Friday, September 26 at 4:00 pm
UB Humanities Institute and Hallwalls present
A monthly lecture series featuring the UB Humanities Institute’s Faculty Fellows for the current academic year, hosted at Hallwalls Contemporary Arts Center.
4:00pm | Mingling
4:15pm | Introductions and featured talk followed by Q + A
We hope you'll join us in-person for the good camraderie and conversation, but you can also join the livestreamvia the Hallwalls website.
The logics that underlie projects of Indigenous dispossession have historic through lines that continually invite reinvestment in property, propriety, and nation-states. What is the historic nature of this investment in the Onöndowa’ga:’ (Seneca) lands that University at Buffalo occupies? This talk examines how colonial land survey and property-making in Haudenosaunee territories at the turn of the 18th century relied on unknowing the land, which is a form of knowledge production that aimed at dismembering Indigenous relationalities while constructing settler futures. Drawing from critical Indigenous studies and political ecology, I show how forested lands in what is today called "Western New York" were framed simultaneously as “wilderness” and “waste” yet celebrated for their abundance by colonial speculators, land company agents, and yeoman farmers alike. Through this contradiction, colonial actors rendered Indigenous lands as empty spaces awaiting possession, unknowing long-standing Haudenosaunee social and ecological relationships with trees among other beings, and enacting a slow yet violent containment of Haudenosaunee peoples. The current of this second chapter of my book manuscript traces the violence of land survey and the ongoing geographies of Haudenosaunee refusals that today form overlapping sovereignties.

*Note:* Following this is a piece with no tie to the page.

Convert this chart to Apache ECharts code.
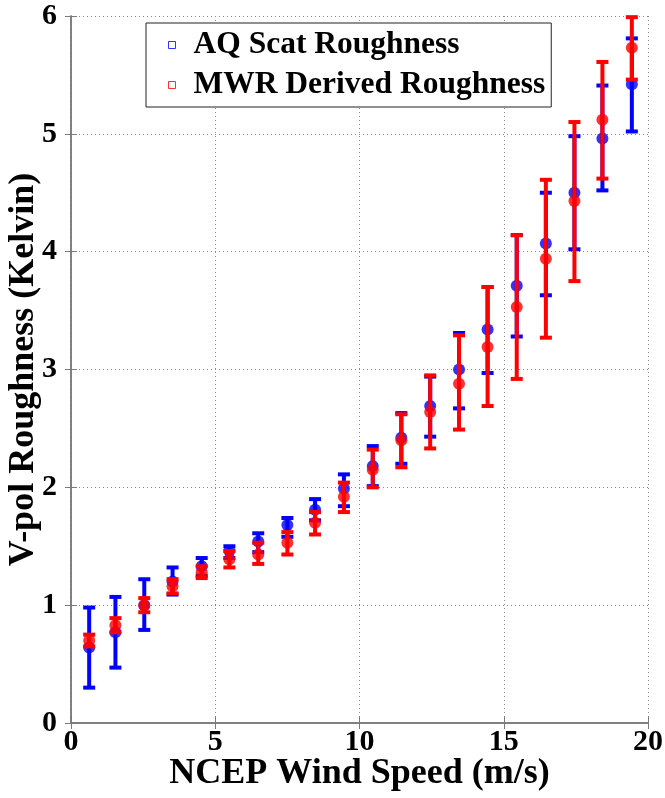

Meredith Alberta Palmer (Tuscarora, Six Nations of the Grand River) is an Indigenous Geographer and studies how science and technology are co-constituted through colonial power to impinge on Indigenous relationality and wellbeing. Her work is grounded in North America with an emphasis on Haudenosaunee country. Gathering together fields of critical Indigenous and Haudenosaunee studies, human geography, and science and technology studies, she brings grounded analytics of dispossession and creative practices of refusal to the narrations of Indigenous life. Meredith received an MPH (2015) and a PhD (2020) in Geography from UC Berkeley, and completed a postdoc at Cornell University in the Department of Science and Technology Studies and the American Indian and Indigenous Studies program. She is currently an Assistant Professor in the Departments of Indigenous Studies and Geography at the University at Buffalo in Onödowáʼga꞉ (Seneca) territories.